Infants who receive warmth and sensitivity from mothers are less prone to obesity, says new study
Infants who receive warmth and sensitivity from their mothers are less prone to obesity, finds a new study.
Home environments that encourage "pleasurable behaviors" such as active play between the mother and the child — as an alternative to eating — can help mitigate a child's food-seeking behavior and thus change the trajectory of weight gain in future, say researchers from the University at Buffalo (UB), who conducted the study.
On the other hand, infants who did not receive the same attention began showing signs of obesity even before they turned a year old. And in children who were over seven years old, the rate of obesity was nearly double the national childhood obesity rate of 18.5%, shows analysis.
The researchers focused on investigating obesity risks in infants whose mothers took to substance use during pregnancy: more than 95% of these mothers took drugs. They also examined infant stress due to low socioeconomic status.

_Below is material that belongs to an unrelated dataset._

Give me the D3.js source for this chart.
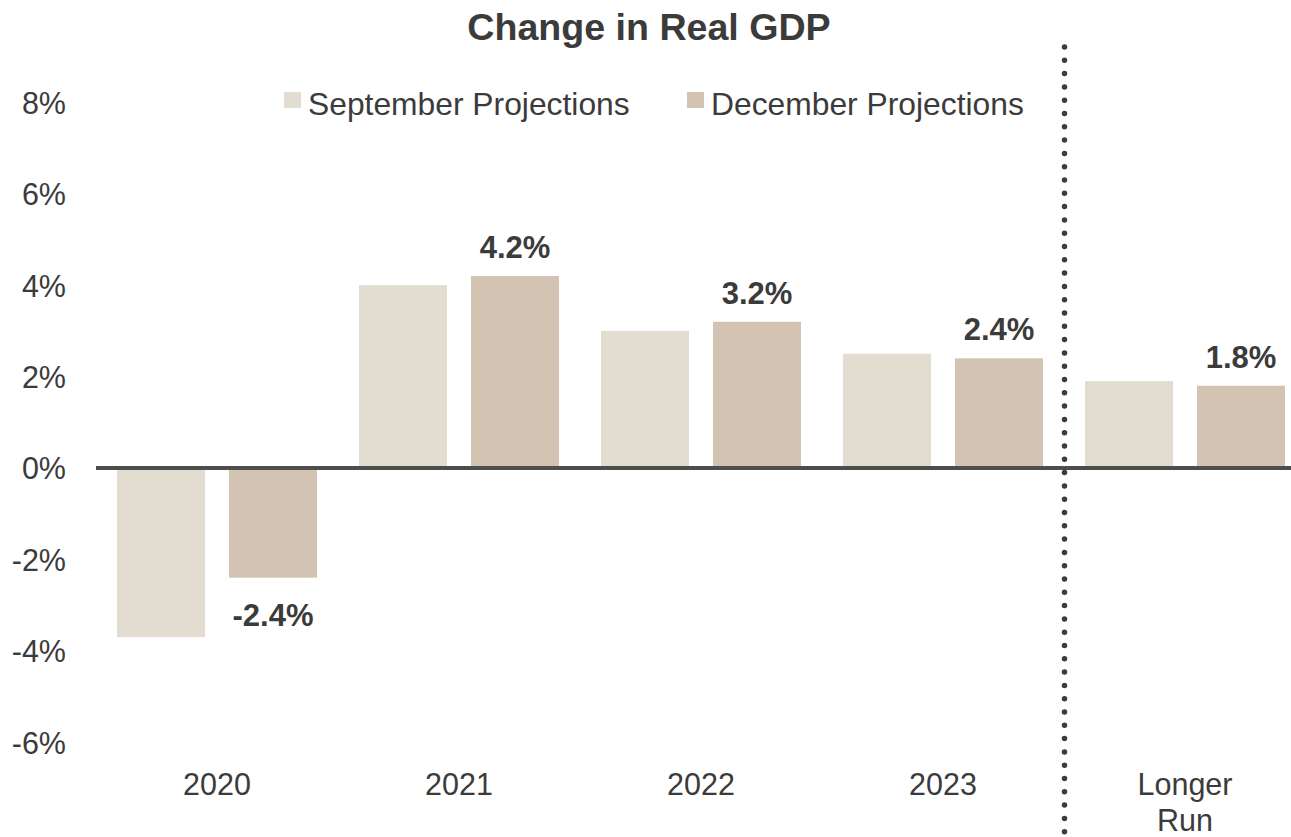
<!DOCTYPE html>
<html>
<head>
<meta charset="utf-8">
<script src="https://cdn.jsdelivr.net/npm/d3@7"></script>
<style>
  html, body { margin: 0; padding: 0; background: #fff; }
  svg { display: block; font-family: "Liberation Sans", Arial, Helvetica, sans-serif; }
</style>
</head>
<body>
<svg id="chart" width="1291" height="837"></svg>
<script>
const categories = ["2020", "2021", "2022", "2023", "Longer Run"];
const septemberValues = [-3.7, 4.0, 3.0, 2.5, 1.9];
const decemberValues = [-2.4, 4.2, 3.2, 2.4, 1.8];
const seriesNames = ["September Projections", "December Projections"];
const yTicks = [-6, -4, -2, 0, 2, 4, 6, 8];
const title = "Change in Real GDP";

const colors = ["#e3dcd1", "#d3c3b2"];
const textColor = "#3b3b3b";

const svg = d3.select("#chart");
const W = 1291, H = 837;

const x = d3.scaleBand().domain(categories).range([96, 1306]).padding(0);
const xInner = d3.scaleBand().domain([0, 1]).range([21, 221]).paddingInner(0.2143).paddingOuter(0);
const y = d3.scaleLinear().domain([-6, 8]).range([742.2, 102.4]);

// Title
svg.append("text")
  .attr("x", 649).attr("y", 40)
  .attr("text-anchor", "middle")
  .attr("font-size", 37.6).attr("font-weight", "bold")
  .attr("fill", textColor)
  .text(title);

// Y axis labels
const yAxis = d3.axisLeft(y).tickValues(yTicks).tickFormat(d => d + "%").tickSize(0).tickPadding(0);
const yg = svg.append("g").attr("transform", "translate(66,0)").call(yAxis);
yg.select(".domain").remove();
yg.selectAll("text").attr("font-size", 30.5).attr("fill", textColor)
  .attr("font-family", "'Liberation Sans', Arial, sans-serif").attr("dy", "0.36em");

// Bars
const rows = categories.map((c, i) => ({ cat: c, vals: [septemberValues[i], decemberValues[i]] }));
const groups = svg.append("g").selectAll("g").data(rows).join("g")
  .attr("transform", d => `translate(${x(d.cat)},0)`);
groups.selectAll("rect").data(d => d.vals.map((v, k) => ({ v, k }))).join("rect")
  .attr("x", d => xInner(d.k))
  .attr("width", xInner.bandwidth())
  .attr("y", d => Math.min(y(d.v), y(0)))
  .attr("height", d => Math.abs(y(d.v) - y(0)))
  .attr("fill", d => colors[d.k]);

// Value labels (December)
groups.append("text")
  .attr("x", xInner(1) + xInner.bandwidth() / 2)
  .attr("y", d => d.vals[1] >= 0 ? y(d.vals[1]) - 18 : y(d.vals[1]) + 48)
  .attr("text-anchor", "middle")
  .attr("font-size", 31).attr("font-weight", "bold")
  .attr("fill", textColor)
  .text(d => d.vals[1].toFixed(1) + "%");

// Zero line
svg.append("line")
  .attr("x1", 96).attr("x2", W)
  .attr("y1", y(0)).attr("y2", y(0))
  .attr("stroke", "#4d4d4d").attr("stroke-width", 4);

// Dotted separator
const sepX = x("Longer Run") + 0.5;
svg.append("line")
  .attr("x1", sepX).attr("x2", sepX)
  .attr("y1", 47).attr("y2", H)
  .attr("stroke", "#3c3c3c").attr("stroke-width", 5.5)
  .attr("stroke-linecap", "round")
  .attr("stroke-dasharray", "0 13.3");

// Category labels
const xAxisG = svg.append("g");
categories.forEach(c => {
  const parts = c === "Longer Run" ? ["Longer", "Run"] : [c];
  const t = xAxisG.append("text")
    .attr("x", x(c) + x.bandwidth() / 2)
    .attr("y", 795)
    .attr("text-anchor", "middle")
    .attr("font-size", 30.5).attr("fill", textColor);
  parts.forEach((p, i) => {
    t.append("tspan").attr("x", x(c) + x.bandwidth() / 2).attr("dy", i === 0 ? 0 : 36).text(p);
  });
});

// Legend
const legendX = [284, 687];
seriesNames.forEach((n, i) => {
  svg.append("rect").attr("x", legendX[i]).attr("y", 92).attr("width", 17).attr("height", 16).attr("fill", colors[i]);
  svg.append("text").attr("x", legendX[i] + 24).attr("y", 115)
    .attr("font-size", 31.8).attr("fill", textColor).text(n);
});
</script>
</body>
</html>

"The prenatal period is a sensitive period of health and disease development. Insults that happen in the womb have life-long consequences. But despite perturbations in fetal development, our study shows that it is possible to mitigate the effect of these exposures during early childhood by warmth, responsive and sensitive parenting in one's home environment, especially in active play," says lead author Kai Ling Kong, who is an assistant professor of pediatrics in the Division of Behavioral Health in the Jacobs School of Medicine and Biomedical Sciences at UB.
Earlier studies have looked at how infants receiving early and good nutrition are protected from obesity risks. Some studies have suggested that pregnant women should follow a healthy lifestyle, avoid malnutrition and smoking, and moderate their free sugar intake to reduce the risk for child obesity.

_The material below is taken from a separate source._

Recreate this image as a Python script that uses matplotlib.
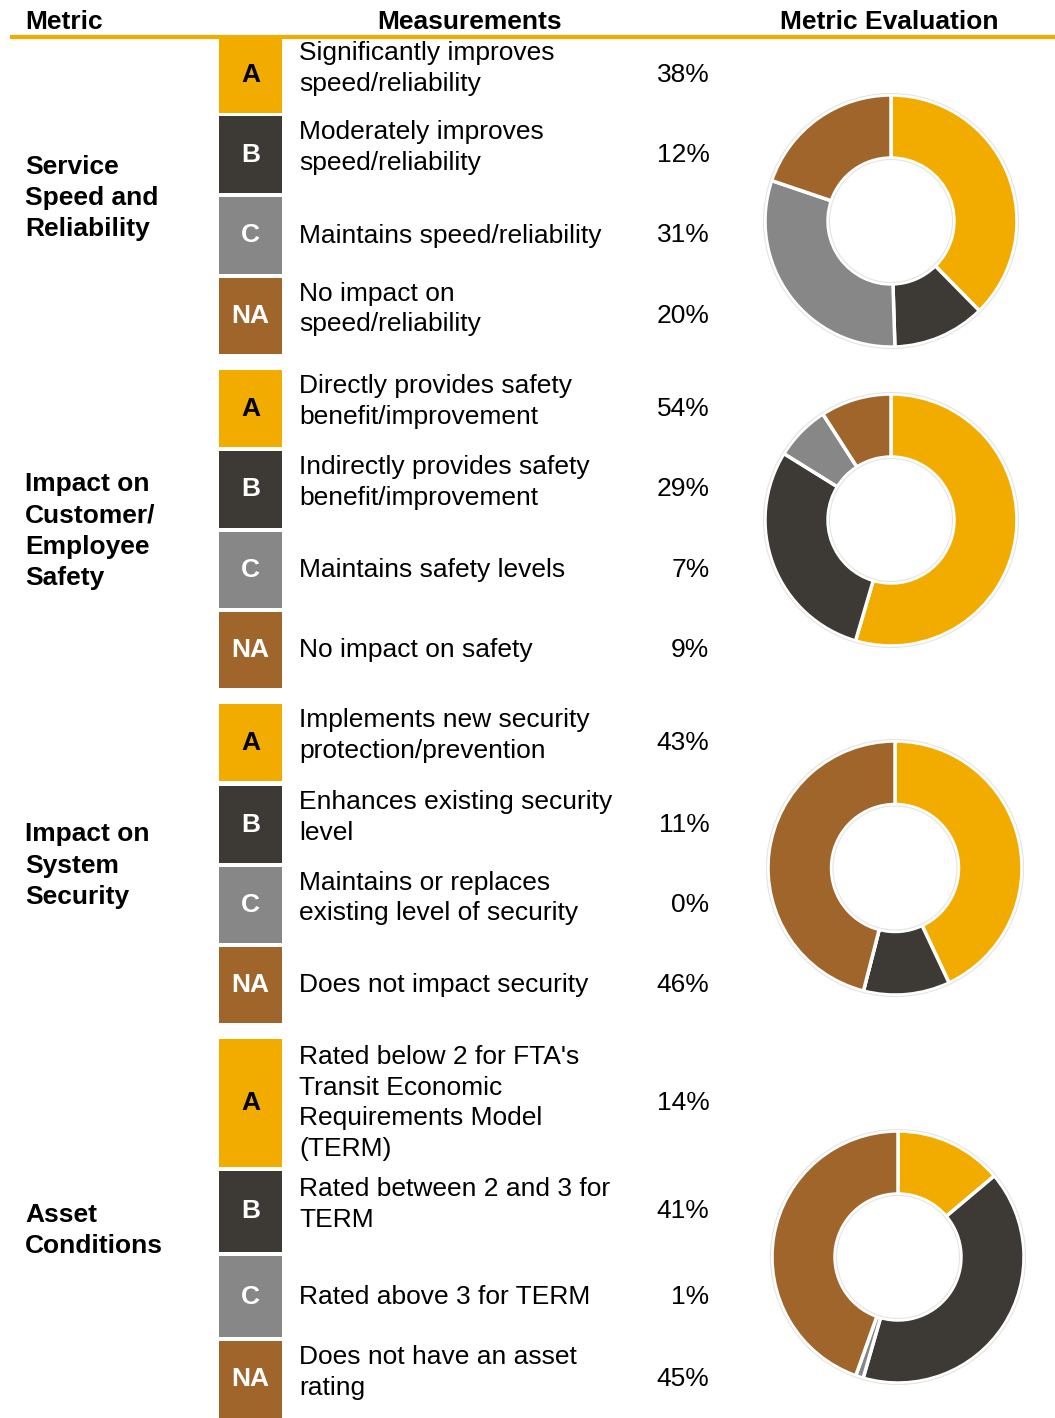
import matplotlib
matplotlib.use("Agg")
import matplotlib.pyplot as plt
from matplotlib.patches import Rectangle, Circle

plt.rcParams['font.family'] = ['Liberation Sans', 'DejaVu Sans']

W, H = 1055, 1418

ORANGE = '#F2AC00'
DARK = '#3D3935'
GREY = '#878787'
BROWN = '#A0652A'

grades = ['A', 'B', 'C', 'NA']
grade_colors = [ORANGE, DARK, GREY, BROWN]
grade_text = ['black', 'white', 'white', 'white']

metrics = [
    'Service\nSpeed and\nReliability',
    'Impact on\nCustomer/\nEmployee\nSafety',
    'Impact on\nSystem\nSecurity',
    'Asset\nConditions',
]

measures = [
    ['Significantly improves\nspeed/reliability',
     'Moderately improves\nspeed/reliability',
     'Maintains speed/reliability',
     'No impact on\nspeed/reliability'],
    ['Directly provides safety\nbenefit/improvement',
     'Indirectly provides safety\nbenefit/improvement',
     'Maintains safety levels',
     'No impact on safety'],
    ['Implements new security\nprotection/prevention',
     'Enhances existing security\nlevel',
     'Maintains or replaces\nexisting level of security',
     'Does not impact security'],
    ["Rated below 2 for FTA's\nTransit Economic\nRequirements Model\n(TERM)",
     'Rated between 2 and 3 for\nTERM',
     'Rated above 3 for TERM',
     'Does not have an asset\nrating'],
]

shares = [
    [38, 12, 31, 20],
    [54, 29, 7, 9],
    [43, 11, 0, 46],
    [14, 41, 1, 45],
]

# row boxes (top, bottom) in pixels
rows = [
    [(38, 113), (116, 193), (197, 274), (278, 354)],
    [(370, 447), (451, 528), (532, 608), (612, 688)],
    [(704, 781), (786, 863), (867, 943), (947, 1023)],
    [(1039, 1167), (1171, 1252), (1256, 1337), (1341, 1418)],
]

# donut centres and outer radius in pixels
donuts = [(891, 221, 126), (891, 520, 126), (895, 868, 127), (898, 1257, 126)]

# wrapped cell text sits a little above the row centre
lift = {1: 0, 2: -7, 3: -4, 4: 0}

fig = plt.figure(figsize=(W / 100, H / 100), dpi=100)
ax = fig.add_axes([0, 0, 1, 1])
ax.set_xlim(0, W)
ax.set_ylim(H, 0)
ax.axis('off')

# header
hdr = dict(fontsize=19, fontweight='bold', va='center')
ax.text(25, 22, 'Metric', ha='left', **hdr)
ax.text(470, 22, 'Measurements', ha='center', **hdr)
ax.text(889, 22, 'Metric Evaluation', ha='center', **hdr)
ax.plot([10, W], [37, 37], color=ORANGE, lw=3, solid_capstyle='butt')

for s in range(4):
    top = rows[s][0][0]
    bot = rows[s][-1][1]
    ax.text(25, (top + bot) / 2 + 2, metrics[s], ha='left', va='center',
            fontsize=19, fontweight='bold', linespacing=1.38)
    for r in range(4):
        y0, y1 = rows[s][r]
        yc = (y0 + y1) / 2
        txt = measures[s][r]
        ax.add_patch(Rectangle((219, y0), 63, y1 - y0, color=grade_colors[r], lw=0))
        ax.text(250.5, yc, grades[r], ha='center', va='center',
                fontsize=19, fontweight='bold', color=grade_text[r])
        ax.text(299, yc + lift[txt.count('\n') + 1], txt, ha='left', va='center',
                fontsize=19, linespacing=1.34)
        ax.text(709.5, yc, f'{shares[s][r]}%', ha='right', va='center', fontsize=19)

    cx, cy, rad = donuts[s]
    dax = fig.add_axes([(cx - rad - 4) / W, 1 - (cy + rad + 4) / H,
                        (2 * rad + 8) / W, (2 * rad + 8) / H])
    dax.pie(shares[s], colors=grade_colors, startangle=90, counterclock=False,
            radius=rad, wedgeprops=dict(width=rad * 0.5, edgecolor='white', linewidth=2.5))
    dax.add_patch(Circle((0, 0), rad + 1.5, fill=False, ec='#E4E4E4', lw=0.8))
    dax.add_patch(Circle((0, 0), rad * 0.5 - 1.5, fill=False, ec='#E4E4E4', lw=0.8))
    dax.set_xlim(-rad - 4, rad + 4)
    dax.set_ylim(-rad - 4, rad + 4)
    dax.set_aspect('equal')
    dax.axis('off')

fig.savefig('out.png', dpi=100)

But most of the earlier research on parental influences on children's weight has focused on the food domain. And the team wanted to investigate if infants growing up in environments that promote comfort and pleasurable behaviors (free-play interactions) reduces obesity risks.
So the team recruited 172 families for the study from two hospitals in Western New York and tracked their infants until they turned seven months old. They observed how mother-infant interactions played out during feeding and non-feeding situations and their subsequent impacts on obesity risks.
The results showed that infants who were tended by less sensitive mothers had a higher BMI in comparison to those whose mothers were warm and sensitive. They also found that more than 36% of the children at seven years old in the study were found to have obesity.
"The findings indicate that mother-infant free-play interactions are more important than mother-infant interactions during feeding for child health outcomes, especially the development of obesity," says Dr. Kong.
The study, according to the research team, could dictate how the issue can be addressed because an earlier intervention program too demonstrated success in minimizing early rapid weight gain. These parents were instructed on how to identify and respond sensitively to infant hunger and satiety cues, says the team.
The authors believe that obesity risks stemming from lack of warmth and sensitivity from mothers can be addressed in a similar manner. "Results from our current study extend this prior work, indicating that such interventions beginning in early infancy and focusing on play interactions may have a long-lasting impact on obesity risk among high-risk children," Dr. Kong says.
The study has been published in the journal Obesity.